> Rows from a dataset
****************

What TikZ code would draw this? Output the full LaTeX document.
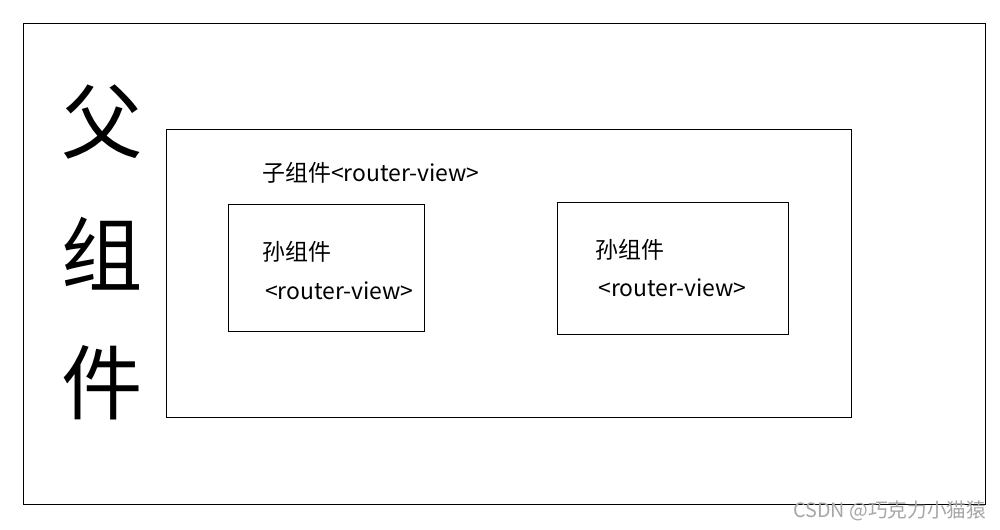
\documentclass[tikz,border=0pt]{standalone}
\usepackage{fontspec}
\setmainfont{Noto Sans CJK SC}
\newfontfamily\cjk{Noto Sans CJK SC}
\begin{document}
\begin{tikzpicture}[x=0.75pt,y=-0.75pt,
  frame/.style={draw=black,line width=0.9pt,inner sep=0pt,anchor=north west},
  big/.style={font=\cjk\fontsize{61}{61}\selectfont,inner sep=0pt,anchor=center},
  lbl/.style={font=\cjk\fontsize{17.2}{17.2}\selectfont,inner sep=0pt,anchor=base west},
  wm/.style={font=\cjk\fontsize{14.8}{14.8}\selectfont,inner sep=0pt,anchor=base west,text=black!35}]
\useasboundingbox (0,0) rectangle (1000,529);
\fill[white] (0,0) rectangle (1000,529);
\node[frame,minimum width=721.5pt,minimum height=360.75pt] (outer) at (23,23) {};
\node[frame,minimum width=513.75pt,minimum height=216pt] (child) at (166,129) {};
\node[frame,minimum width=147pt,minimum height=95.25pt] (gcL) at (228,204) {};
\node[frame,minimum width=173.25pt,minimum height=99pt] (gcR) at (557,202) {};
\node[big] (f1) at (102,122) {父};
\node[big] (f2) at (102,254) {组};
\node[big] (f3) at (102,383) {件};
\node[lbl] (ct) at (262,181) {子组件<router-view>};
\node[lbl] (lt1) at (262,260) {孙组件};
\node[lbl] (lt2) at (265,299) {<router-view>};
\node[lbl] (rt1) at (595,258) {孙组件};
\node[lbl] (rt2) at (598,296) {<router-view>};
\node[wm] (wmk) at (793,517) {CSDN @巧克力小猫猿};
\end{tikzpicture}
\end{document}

****************

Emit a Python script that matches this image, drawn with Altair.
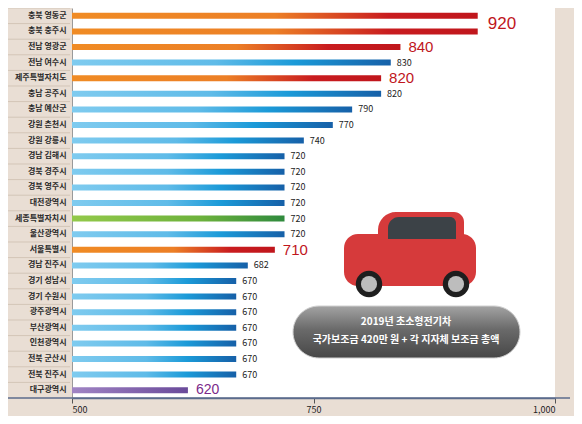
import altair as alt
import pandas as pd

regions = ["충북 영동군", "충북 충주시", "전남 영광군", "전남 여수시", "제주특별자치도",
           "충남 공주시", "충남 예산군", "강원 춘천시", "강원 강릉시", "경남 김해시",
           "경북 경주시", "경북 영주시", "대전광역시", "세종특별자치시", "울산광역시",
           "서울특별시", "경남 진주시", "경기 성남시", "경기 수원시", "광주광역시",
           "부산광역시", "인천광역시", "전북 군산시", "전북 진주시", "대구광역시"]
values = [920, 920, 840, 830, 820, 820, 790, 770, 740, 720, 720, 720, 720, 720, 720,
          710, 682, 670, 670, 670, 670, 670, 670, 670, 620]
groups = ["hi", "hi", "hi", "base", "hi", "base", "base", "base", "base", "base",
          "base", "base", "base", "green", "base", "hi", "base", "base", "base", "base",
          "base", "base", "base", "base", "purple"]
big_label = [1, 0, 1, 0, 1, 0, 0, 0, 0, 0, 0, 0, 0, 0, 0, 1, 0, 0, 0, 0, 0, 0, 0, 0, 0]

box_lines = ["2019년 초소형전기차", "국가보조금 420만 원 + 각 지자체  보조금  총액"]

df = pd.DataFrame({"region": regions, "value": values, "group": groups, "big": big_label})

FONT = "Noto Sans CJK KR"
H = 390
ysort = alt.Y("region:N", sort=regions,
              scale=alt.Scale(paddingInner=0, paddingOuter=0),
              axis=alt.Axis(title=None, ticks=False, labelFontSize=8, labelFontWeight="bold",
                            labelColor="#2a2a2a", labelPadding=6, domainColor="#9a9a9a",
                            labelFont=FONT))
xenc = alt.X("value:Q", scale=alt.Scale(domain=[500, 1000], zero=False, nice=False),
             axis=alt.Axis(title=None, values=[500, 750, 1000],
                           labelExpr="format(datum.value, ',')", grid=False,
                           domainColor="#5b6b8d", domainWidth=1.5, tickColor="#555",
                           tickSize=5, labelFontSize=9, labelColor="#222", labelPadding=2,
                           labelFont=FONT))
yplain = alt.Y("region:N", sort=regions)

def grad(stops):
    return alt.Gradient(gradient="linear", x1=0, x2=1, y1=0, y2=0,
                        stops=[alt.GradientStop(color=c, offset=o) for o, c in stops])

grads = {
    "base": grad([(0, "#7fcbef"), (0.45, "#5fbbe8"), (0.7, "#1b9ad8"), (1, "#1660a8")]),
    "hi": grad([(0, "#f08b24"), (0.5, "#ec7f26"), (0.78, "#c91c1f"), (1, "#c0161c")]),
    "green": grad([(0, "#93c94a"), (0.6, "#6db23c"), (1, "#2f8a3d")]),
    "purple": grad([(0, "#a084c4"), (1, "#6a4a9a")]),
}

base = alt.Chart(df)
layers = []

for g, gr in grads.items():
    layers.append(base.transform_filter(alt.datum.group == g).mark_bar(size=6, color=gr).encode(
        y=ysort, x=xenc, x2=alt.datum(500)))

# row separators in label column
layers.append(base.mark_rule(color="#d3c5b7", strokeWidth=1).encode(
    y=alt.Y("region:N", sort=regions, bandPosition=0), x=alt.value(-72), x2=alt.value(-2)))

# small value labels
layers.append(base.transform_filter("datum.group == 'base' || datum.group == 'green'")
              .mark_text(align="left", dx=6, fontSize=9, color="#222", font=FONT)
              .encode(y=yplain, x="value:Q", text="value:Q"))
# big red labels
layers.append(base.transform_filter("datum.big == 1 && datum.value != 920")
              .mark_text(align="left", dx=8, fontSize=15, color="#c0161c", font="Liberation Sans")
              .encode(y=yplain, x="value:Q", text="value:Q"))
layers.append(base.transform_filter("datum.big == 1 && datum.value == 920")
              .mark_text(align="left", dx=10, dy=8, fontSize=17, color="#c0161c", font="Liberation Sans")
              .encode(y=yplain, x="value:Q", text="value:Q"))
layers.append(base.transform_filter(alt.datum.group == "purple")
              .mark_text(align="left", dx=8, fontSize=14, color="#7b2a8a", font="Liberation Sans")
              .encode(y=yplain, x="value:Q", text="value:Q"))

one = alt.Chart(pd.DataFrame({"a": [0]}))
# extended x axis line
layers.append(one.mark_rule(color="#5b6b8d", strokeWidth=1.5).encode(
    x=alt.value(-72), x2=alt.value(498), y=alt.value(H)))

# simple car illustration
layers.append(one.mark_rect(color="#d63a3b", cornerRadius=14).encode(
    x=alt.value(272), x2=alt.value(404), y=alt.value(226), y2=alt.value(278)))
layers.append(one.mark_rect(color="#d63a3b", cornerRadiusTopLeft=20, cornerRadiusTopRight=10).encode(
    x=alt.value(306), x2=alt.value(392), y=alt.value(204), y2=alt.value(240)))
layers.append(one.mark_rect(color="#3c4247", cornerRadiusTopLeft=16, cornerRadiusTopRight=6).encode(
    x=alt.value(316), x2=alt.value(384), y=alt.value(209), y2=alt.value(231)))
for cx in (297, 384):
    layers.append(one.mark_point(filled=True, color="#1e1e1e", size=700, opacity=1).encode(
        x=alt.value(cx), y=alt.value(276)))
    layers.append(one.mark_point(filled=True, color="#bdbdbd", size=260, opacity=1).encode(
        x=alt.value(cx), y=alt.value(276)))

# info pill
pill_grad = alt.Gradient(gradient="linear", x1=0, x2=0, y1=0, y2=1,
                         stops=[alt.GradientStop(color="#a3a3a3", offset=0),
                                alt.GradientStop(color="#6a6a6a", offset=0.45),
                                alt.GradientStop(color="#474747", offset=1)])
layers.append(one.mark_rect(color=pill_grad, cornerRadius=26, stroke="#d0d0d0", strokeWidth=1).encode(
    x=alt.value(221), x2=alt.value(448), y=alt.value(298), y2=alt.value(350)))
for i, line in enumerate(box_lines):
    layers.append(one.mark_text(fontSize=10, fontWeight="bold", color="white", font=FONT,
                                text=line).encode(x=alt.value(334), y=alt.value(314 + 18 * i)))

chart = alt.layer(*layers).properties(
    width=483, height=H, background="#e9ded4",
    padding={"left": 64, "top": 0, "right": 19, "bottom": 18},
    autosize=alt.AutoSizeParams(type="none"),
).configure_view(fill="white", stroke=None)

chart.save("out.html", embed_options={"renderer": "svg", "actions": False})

****************

> Short task
Which lines in the data above contain "this"? Show each one.

> Exercise solution
What TikZ code would draw this? Output the full LaTeX document.
Emit a Python script that matches this image, drawn with Altair.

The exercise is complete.